Set task:
Go through the material and write it all out exactly, minus the pictures.

Data section:
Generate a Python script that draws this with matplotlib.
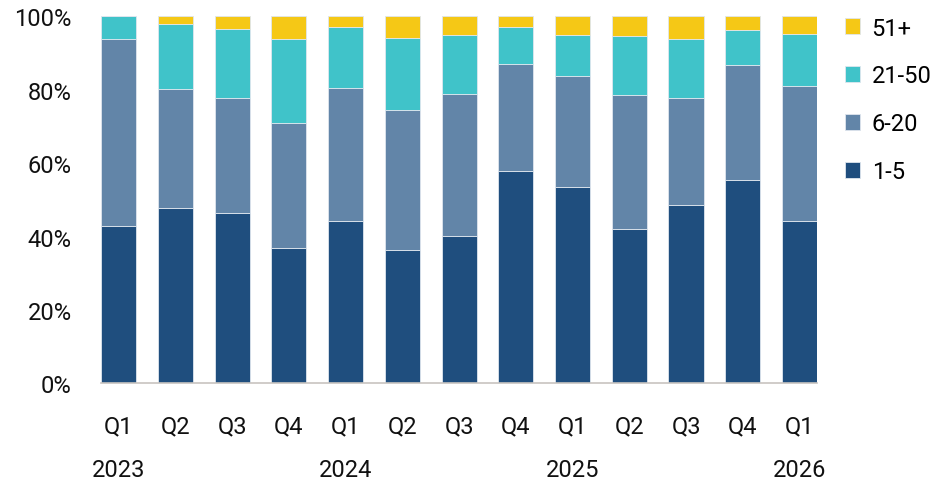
import matplotlib.pyplot as plt
import matplotlib.transforms as mtransforms
import numpy as np

plt.rcParams['font.family'] = ['Roboto', 'DejaVu Sans']

# quarterly share of firms by size band (%)
quarters = ["Q1", "Q2", "Q3", "Q4", "Q1", "Q2", "Q3", "Q4", "Q1", "Q2", "Q3", "Q4", "Q1"]
years = {0: "2023", 4: "2024", 8: "2025", 12: "2026"}
size_1_5 = [43.0, 47.9, 46.5, 37.0, 44.2, 36.4, 40.1, 57.9, 53.4, 42.1, 48.7, 55.5, 44.2]
size_6_20 = [50.8, 32.2, 31.2, 33.9, 36.4, 38.1, 38.8, 29.0, 30.4, 36.4, 29.0, 31.2, 36.7]
size_21_50 = [6.2, 17.7, 18.9, 22.9, 16.5, 19.7, 16.1, 10.2, 11.2, 16.2, 16.2, 9.6, 14.3]
size_51_plus = [0.0, 2.2, 3.4, 6.2, 2.9, 5.8, 5.0, 2.9, 5.0, 5.3, 6.1, 3.7, 4.8]

series = [
    ("1-5", size_1_5, "#1f4e7e"),
    ("6-20", size_6_20, "#6285a8"),
    ("21-50", size_21_50, "#40c3c9"),
    ("51+", size_51_plus, "#f5c816"),
]

fs = 17
fig = plt.figure(figsize=(9.46, 4.85), dpi=100)
ax = fig.add_axes([0.1068, 0.2076, 0.757, 0.7567])

x = np.arange(len(quarters))
width = 0.62
bottom = np.zeros(len(quarters))
handles = []
for name, vals, color in series:
    vals = np.array(vals)
    b = ax.bar(x, vals, width, bottom=bottom, color=color, label=name,
               edgecolor="#dfe6ee", linewidth=0.6)
    handles.append(b)
    bottom += vals

ax.set_xlim(-width / 2, len(quarters) - 1 + width / 2)
ax.set_ylim(0, 100)
ax.set_yticks(np.arange(0, 101, 20))
ax.set_yticklabels([f"{v}%" for v in range(0, 101, 20)])
ax.set_xticks(x)
ax.set_xticklabels(quarters)
ax.tick_params(axis="both", length=0, labelsize=fs, colors="#111111")
ax.tick_params(axis="y", pad=21)
ax.tick_params(axis="x", pad=22)

for side in ["top", "right", "left"]:
    ax.spines[side].set_visible(False)
ax.spines["bottom"].set_color("#c8c4c0")
ax.spines["bottom"].set_linewidth(1.2)

# year labels under the first quarter of each year
trans = mtransforms.blended_transform_factory(ax.transData, fig.transFigure)
for i, yr in years.items():
    ax.text(i, (485 - 471) / 485, yr, transform=trans, ha="center", va="center",
            fontsize=fs, color="#111111")

leg = ax.legend(handles[::-1], [s[0] for s in series][::-1],
                loc="upper left", bbox_to_anchor=(1.025, 1.025), frameon=False,
                fontsize=fs, handlelength=0.65, handleheight=0.65,
                handletextpad=0.5, labelspacing=1.05, borderaxespad=0)

fig.savefig("out.png", dpi=100)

Output:
Generate a Python script that draws this with matplotlib.
import matplotlib.pyplot as plt
import matplotlib.transforms as mtransforms
import numpy as np

plt.rcParams['font.family'] = ['Roboto', 'DejaVu Sans']

# quarterly share of firms by size band (%)
quarters = ["Q1", "Q2", "Q3", "Q4", "Q1", "Q2", "Q3", "Q4", "Q1", "Q2", "Q3", "Q4", "Q1"]
years = {0: "2023", 4: "2024", 8: "2025", 12: "2026"}
size_1_5 = [43.0, 47.9, 46.5, 37.0, 44.2, 36.4, 40.1, 57.9, 53.4, 42.1, 48.7, 55.5, 44.2]
size_6_20 = [50.8, 32.2, 31.2, 33.9, 36.4, 38.1, 38.8, 29.0, 30.4, 36.4, 29.0, 31.2, 36.7]
size_21_50 = [6.2, 17.7, 18.9, 22.9, 16.5, 19.7, 16.1, 10.2, 11.2, 16.2, 16.2, 9.6, 14.3]
size_51_plus = [0.0, 2.2, 3.4, 6.2, 2.9, 5.8, 5.0, 2.9, 5.0, 5.3, 6.1, 3.7, 4.8]

series = [
    ("1-5", size_1_5, "#1f4e7e"),
    ("6-20", size_6_20, "#6285a8"),
    ("21-50", size_21_50, "#40c3c9"),
    ("51+", size_51_plus, "#f5c816"),
]

fs = 17
fig = plt.figure(figsize=(9.46, 4.85), dpi=100)
ax = fig.add_axes([0.1068, 0.2076, 0.757, 0.7567])

x = np.arange(len(quarters))
width = 0.62
bottom = np.zeros(len(quarters))
handles = []
for name, vals, color in series:
    vals = np.array(vals)
    b = ax.bar(x, vals, width, bottom=bottom, color=color, label=name,
               edgecolor="#dfe6ee", linewidth=0.6)
    handles.append(b)
    bottom += vals

ax.set_xlim(-width / 2, len(quarters) - 1 + width / 2)
ax.set_ylim(0, 100)
ax.set_yticks(np.arange(0, 101, 20))
ax.set_yticklabels([f"{v}%" for v in range(0, 101, 20)])
ax.set_xticks(x)
ax.set_xticklabels(quarters)
ax.tick_params(axis="both", length=0, labelsize=fs, colors="#111111")
ax.tick_params(axis="y", pad=21)
ax.tick_params(axis="x", pad=22)

for side in ["top", "right", "left"]:
    ax.spines[side].set_visible(False)
ax.spines["bottom"].set_color("#c8c4c0")
ax.spines["bottom"].set_linewidth(1.2)

# year labels under the first quarter of each year
trans = mtransforms.blended_transform_factory(ax.transData, fig.transFigure)
for i, yr in years.items():
    ax.text(i, (485 - 471) / 485, yr, transform=trans, ha="center", va="center",
            fontsize=fs, color="#111111")

leg = ax.legend(handles[::-1], [s[0] for s in series][::-1],
                loc="upper left", bbox_to_anchor=(1.025, 1.025), frameon=False,
                fontsize=fs, handlelength=0.65, handleheight=0.65,
                handletextpad=0.5, labelspacing=1.05, borderaxespad=0)

fig.savefig("out.png", dpi=100)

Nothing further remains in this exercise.